The real truth is the lack of capacity of our media, especially its internet contributors, to deal responsibly with important issues is leading to a very misinformed electorate.
The lack of capacity of the media to deal with the issues has even worsened in recent times, with the internet having become a much more important part of the democratic discourse.
We saw what the result of continuous anti-EU media coverage has done in the UK - downright lies were unchallenged in their media for years.
A Leavy, Sutton, Dublin 13
For the love of bread
Your article "Forget butter, it's the bread that's making you fatter" (Irish Independent, June 30) highlights the benefits of butter consumption, and states that according to a study, there is no direct link between butter consumption and cardiovascular diseases.
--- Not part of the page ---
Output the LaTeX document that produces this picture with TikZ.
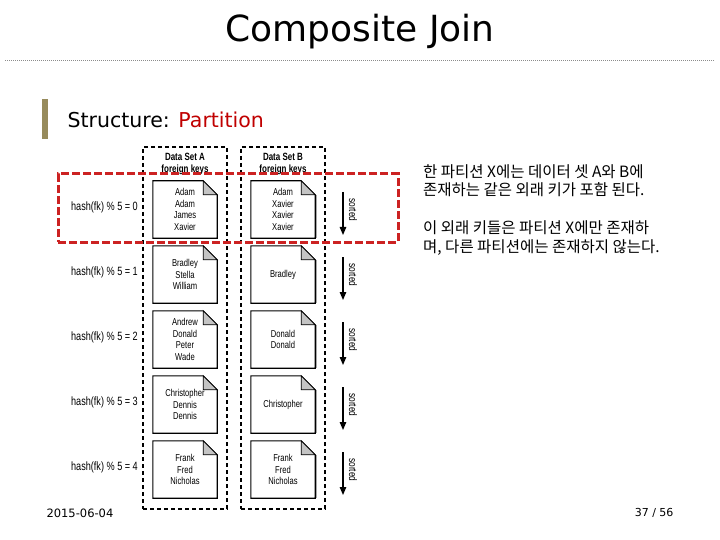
\documentclass[tikz,border=0pt]{standalone}
\usepackage{fontspec}
\setmainfont{DejaVu Sans}
\newfontfamily\figfont{Liberation Sans}[FakeStretch=0.76]
\newfontfamily\korfont{Noto Sans CJK KR}
\usetikzlibrary{positioning,arrows.meta}
\definecolor{slideolive}{HTML}{978B5C}
\definecolor{slidered}{HTML}{C00000}
\definecolor{partred}{HTML}{CC2222}
\definecolor{foldgray}{HTML}{C4C4C4}
\definecolor{rulegray}{HTML}{8C8C8C}

\begin{document}
\begin{tikzpicture}[x=1pt, y=-1pt,
    page/.style={minimum width=64pt, minimum height=57pt, inner sep=0pt, align=center, font=\figfont\fontsize{10}{11.5}\selectfont},
    pageline/.style={line width=1.1pt, line join=miter},
    fold/.style={fill=foldgray, draw=black, line width=0.8pt, line join=miter},
    shade/.style={draw=black!35, line width=1.6pt},
    dataset/.style={draw, dash pattern=on 4pt off 3pt, line width=1.1pt, minimum width=84pt, minimum height=362pt},
    header/.style={align=center, font=\figfont\bfseries\fontsize{10.5}{12}\selectfont},
    hashlabel/.style={anchor=east, inner sep=0pt, font=\figfont\fontsize{12}{13}\selectfont},
    sortlabel/.style={rotate=-90, inner sep=0pt, font=\figfont\fontsize{11}{12}\selectfont},
    arrow/.style={-{Triangle[width=6.5pt,length=8pt]}, line width=1.3pt},
    partbox/.style={draw=partred, dash pattern=on 8pt off 3pt, line width=3pt, minimum width=340pt, minimum height=68pt},
    kortext/.style={align=left, inner sep=0pt, font=\korfont\fontsize{15.5}{18.5}\selectfont},
]
\useasboundingbox (0,0) rectangle (720,540);

% slide title and rule
\node[font=\fontsize{36}{40}\selectfont] (title) at (360,32) {Composite Join};
\draw[rulegray, line width=1pt, dash pattern=on 1pt off 1pt] (5,61) -- (714,61);
\fill[slideolive] (42,99) rectangle (48,139);
\node[anchor=west, font=\fontsize{20.5}{24}\selectfont] (struct) at (64,120) {Structure: \textcolor{slidered}{Partition}};

% the two data sets
\node[dataset] (setA) at (185,328) {};
\node[dataset] (setB) at (283,328) {};
\node[header] (headA) at (185,164) {Data Set A\\foreign keys};
\node[header] (headB) at (283,164) {Data Set B\\foreign keys};

\foreach \r/\la/\lb in {0/{Adam\\Adam\\James\\Xavier}/{Adam\\Xavier\\Xavier\\Xavier},
                       1/{Bradley\\Stella\\William}/{Bradley},
                       2/{Andrew\\Donald\\Peter\\Wade}/{Donald\\Donald},
                       3/{Christopher\\Dennis\\Dennis}/{Christopher},
                       4/{Frank\\Fred\\Nicholas}/{Frank\\Fred\\Nicholas}} {
    \node[hashlabel] (hash\r) at (138,{207+65*\r}) {hash(fk) \% 5 = \r};
    \node[page] (a\r) at (185,{209.5+65*\r}) {\la};
    \node[page] (b\r) at (283,{209.5+65*\r}) {\lb};
    \draw[shade] ([xshift=1.4pt,yshift=-14pt]b\r.north east) -- ([xshift=1.4pt]b\r.south east);
    \foreach \p in {a\r,b\r} {
        \draw[pageline] (\p.south west) -- (\p.north west) -- ([xshift=-14pt]\p.north east)
            -- ([yshift=-14pt]\p.north east) -- (\p.south east) -- cycle;
        \filldraw[fold] ([xshift=-14pt]\p.north east) -- ([xshift=-14pt,yshift=-14pt]\p.north east)
            -- ([yshift=-14pt]\p.north east) -- cycle;
    }
    \coordinate (top\r) at (343,{192+65*\r});
    \coordinate (bot\r) at (343,{235+65*\r});
    \draw[arrow] (top\r) -- (bot\r);
    \node[sortlabel] (sorted\r) at (353,{210+65*\r}) {sorted};
}

% partition X
\node[partbox] (partX) at (228,208) {};

% notes
\node[kortext, anchor=north west] (note1) at (423,164) {한 파티션 X에는 데이터 셋 A와 B에\\존재하는 같은 외래 키가 포함 된다.};
\node[kortext, below=24pt of note1.south west, anchor=north west] (note2) {이 외래 키들은 파티션 X에만 존재하\\며, 다른 파티션에는 존재하지 않는다.};

% footer
\node[anchor=west, font=\fontsize{11.5}{13}\selectfont] (date) at (43,513) {2015-06-04};
\node[anchor=east, font=\fontsize{11}{13}\selectfont] (pageno) at (677,513) {37 / 56};
\end{tikzpicture}
\end{document}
However, what is absolutely inadmissible is to say that bread is responsible for obesity!
Experts and doctors agree that bread is indeed an important food. In France for example, they keep reminding people of the health benefits of bread, which is a prime source of 'slow sugars', which are essential to feel full between meals and limit the craving for snacks, which allows to fight obesity.
Across the world, thousands of artisan bakers work every day to make sure that they use the most natural flours, that the dough is as low in salt as possible, that bread is made following traditional processes, without additives, without preservatives, without added sugar, with a long fermentation and a lot of love.
In other words, good bread is healthy for a daily consumption.
So please do not lump all breads together, just as we do not claim butter and margarine are the same.
Pierre Zimmermann, Master baker, Chicago, USA
Fine Gael incapable of thinking
It would appear that between March 2011 and February 2016, the Fine Gael section of the Cabinet that dealt with children was kept under (parental) control by Labour.
Since becoming, to all intents and purposes, the sole party of Government, Fine Gael is proving, on an almost daily basis, it is incapable of mature thinking, let alone action.
That a Taoiseach would attempt to use the advice of the AG to stymie the vote on a bill illustrates very clearly that the Fine Gael ministers imagine they reside in the Ireland of the 1950s, where the word of teachers, clerics and lawyers was even more infallible than that of the Pope.
That there is an ongoing debacle over water, bin and other local government charges shows there is a complete and utter lack of common sense in party politics today.
The majority of people know that taxation, national and local, is part and parcel of the democratic process - and will happily pay. Alas, between them, Fianna Fáil/Fine Gael/Labour politicians cannot bring in a reasonable and equitable taxation process: then they wonder why Independents and minor parties are increasing in popularity.
Nigel Farage made this somewhat erroneous claim in the European Parliament: "None of you have done a proper job in your life." I would say of the present Cabinet of Ireland: None of you have ever done the hard yards of austerity!
There is a vast difference.
Declan Foley, Berwick, Australia
Apology due for World War I
Tony Blair apologised for the Famine and David Cameron for Bloody Sunday. How long do we have to wait for a similar retrospective apology for World War I?
In the reported 'commemorations' to date, all official representatives seem to be sidestepping the most glaring truth of all: that no event since the dawn of history was more violent or more barbaric; no 'civilisation' anywhere had delved to such a depth of disrespect for human life, of diabolic bloodlust; that this descent into hell was actively and consciously promoted by the entire establishment of the time, military, political and religious - in all of the contending empires.
We know that in one day alone - July 1, 1916 - the French and German empires offered up 50,000 and 55,000 young casualties respectively, and the British empire a whopping 60,000 young men and boys.
May the ghosts of 15 million dead haunt all commemorations that do not include an apology for the "mass murder", facilitated by civil society, 100 years ago.